Vervolgens horen we Efraïm weer spreken. Hij kan in aansluiting op wat de HEERE heeft gezegd, zeggen dat het leven in de gunst van God de beste voedingsbodem is om “een altijd groene cipres” te zijn. De cipres is de boom die in het vrederijk de doornstruik zal vervangen (Js 55:13). Aan een doornstruik zit meestal niet veel groen. Hij staat symbool voor de dood als gevolg van de zonde. Dat Efraïm zich hier vergelijkt met “een altijd groene cipres”, wil zeggen dat hij in het vrederijk symbool zal staan voor het leven. Van de eerder vermelde grijsheid (Hs 7:9) is niets meer te bespeuren. Er is eeuwige frisheid en kracht, zonder verval.
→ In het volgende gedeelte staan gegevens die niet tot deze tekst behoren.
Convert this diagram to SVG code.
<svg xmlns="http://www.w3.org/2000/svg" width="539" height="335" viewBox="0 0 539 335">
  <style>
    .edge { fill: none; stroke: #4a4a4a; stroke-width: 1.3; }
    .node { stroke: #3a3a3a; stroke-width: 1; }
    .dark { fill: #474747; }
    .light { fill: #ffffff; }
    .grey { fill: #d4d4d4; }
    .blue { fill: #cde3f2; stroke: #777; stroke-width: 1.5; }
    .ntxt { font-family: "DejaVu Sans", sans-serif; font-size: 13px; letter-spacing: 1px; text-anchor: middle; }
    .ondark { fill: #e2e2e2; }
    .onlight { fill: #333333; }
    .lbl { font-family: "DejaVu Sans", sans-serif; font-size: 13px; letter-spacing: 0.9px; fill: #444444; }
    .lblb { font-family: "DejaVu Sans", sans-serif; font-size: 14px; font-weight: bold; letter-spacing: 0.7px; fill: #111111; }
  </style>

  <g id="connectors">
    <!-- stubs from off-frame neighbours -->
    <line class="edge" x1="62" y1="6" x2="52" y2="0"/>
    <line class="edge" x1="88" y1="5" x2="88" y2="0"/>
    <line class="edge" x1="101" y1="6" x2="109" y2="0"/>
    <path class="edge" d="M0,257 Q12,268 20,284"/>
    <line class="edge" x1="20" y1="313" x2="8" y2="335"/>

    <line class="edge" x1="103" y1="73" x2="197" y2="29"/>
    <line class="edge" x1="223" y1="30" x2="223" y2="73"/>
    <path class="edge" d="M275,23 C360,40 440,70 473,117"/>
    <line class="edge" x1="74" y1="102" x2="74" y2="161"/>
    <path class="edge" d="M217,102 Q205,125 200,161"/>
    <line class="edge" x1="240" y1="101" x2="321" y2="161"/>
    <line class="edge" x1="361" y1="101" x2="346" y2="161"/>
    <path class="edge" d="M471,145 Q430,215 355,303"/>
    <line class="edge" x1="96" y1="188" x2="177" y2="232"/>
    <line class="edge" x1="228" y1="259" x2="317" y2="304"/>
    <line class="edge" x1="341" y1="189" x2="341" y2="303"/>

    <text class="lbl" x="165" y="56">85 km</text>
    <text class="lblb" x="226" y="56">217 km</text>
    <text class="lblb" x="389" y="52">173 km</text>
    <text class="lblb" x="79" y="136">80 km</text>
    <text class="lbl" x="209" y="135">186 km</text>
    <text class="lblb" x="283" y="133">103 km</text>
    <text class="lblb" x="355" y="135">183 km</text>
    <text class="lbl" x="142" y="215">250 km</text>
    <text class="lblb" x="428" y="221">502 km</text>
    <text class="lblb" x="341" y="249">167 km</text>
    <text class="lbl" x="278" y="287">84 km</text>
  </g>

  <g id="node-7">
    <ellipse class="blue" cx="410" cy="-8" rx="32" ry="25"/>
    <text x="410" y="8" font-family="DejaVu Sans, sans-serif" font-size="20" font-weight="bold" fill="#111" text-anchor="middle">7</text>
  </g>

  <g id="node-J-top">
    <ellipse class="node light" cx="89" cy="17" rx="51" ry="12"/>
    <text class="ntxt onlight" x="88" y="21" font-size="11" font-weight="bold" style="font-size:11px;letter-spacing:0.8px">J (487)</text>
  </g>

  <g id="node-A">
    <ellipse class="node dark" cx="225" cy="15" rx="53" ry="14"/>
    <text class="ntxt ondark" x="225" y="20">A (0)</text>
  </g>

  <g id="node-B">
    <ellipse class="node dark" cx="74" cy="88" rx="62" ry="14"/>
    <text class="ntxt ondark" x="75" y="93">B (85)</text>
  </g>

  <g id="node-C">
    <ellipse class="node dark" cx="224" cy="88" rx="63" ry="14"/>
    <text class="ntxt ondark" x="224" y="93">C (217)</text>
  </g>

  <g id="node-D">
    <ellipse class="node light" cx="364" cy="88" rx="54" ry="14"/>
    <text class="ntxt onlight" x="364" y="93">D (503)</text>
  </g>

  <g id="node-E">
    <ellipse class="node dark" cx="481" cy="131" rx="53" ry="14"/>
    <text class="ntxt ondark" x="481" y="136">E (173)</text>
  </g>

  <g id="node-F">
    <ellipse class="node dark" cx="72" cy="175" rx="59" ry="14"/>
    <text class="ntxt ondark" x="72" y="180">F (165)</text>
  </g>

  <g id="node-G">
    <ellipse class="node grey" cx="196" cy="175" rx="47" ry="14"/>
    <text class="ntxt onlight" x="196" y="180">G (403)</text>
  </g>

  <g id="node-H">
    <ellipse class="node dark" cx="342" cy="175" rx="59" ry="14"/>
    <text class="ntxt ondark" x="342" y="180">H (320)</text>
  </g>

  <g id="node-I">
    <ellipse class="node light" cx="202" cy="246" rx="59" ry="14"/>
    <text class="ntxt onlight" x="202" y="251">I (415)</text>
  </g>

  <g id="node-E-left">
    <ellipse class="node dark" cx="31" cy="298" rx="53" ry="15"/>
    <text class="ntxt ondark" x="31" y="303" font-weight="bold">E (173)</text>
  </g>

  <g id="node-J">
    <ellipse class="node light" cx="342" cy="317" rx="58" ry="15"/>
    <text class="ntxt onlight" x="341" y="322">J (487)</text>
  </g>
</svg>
Dan is de HEERE weer aan het woord. Alles komt van Hem. Niets van wat aan of bij Efraïm gevonden wordt, heeft hij aan zichzelf te danken. Het laatste deel van het vers laat dat duidelijk zien. Alles wat Israël voortbrengt, komt uit de HEERE voort. Slechts door gemeenschap met Hem wordt al dat goeds in Israël gevonden en zal het gehandhaafd blijven.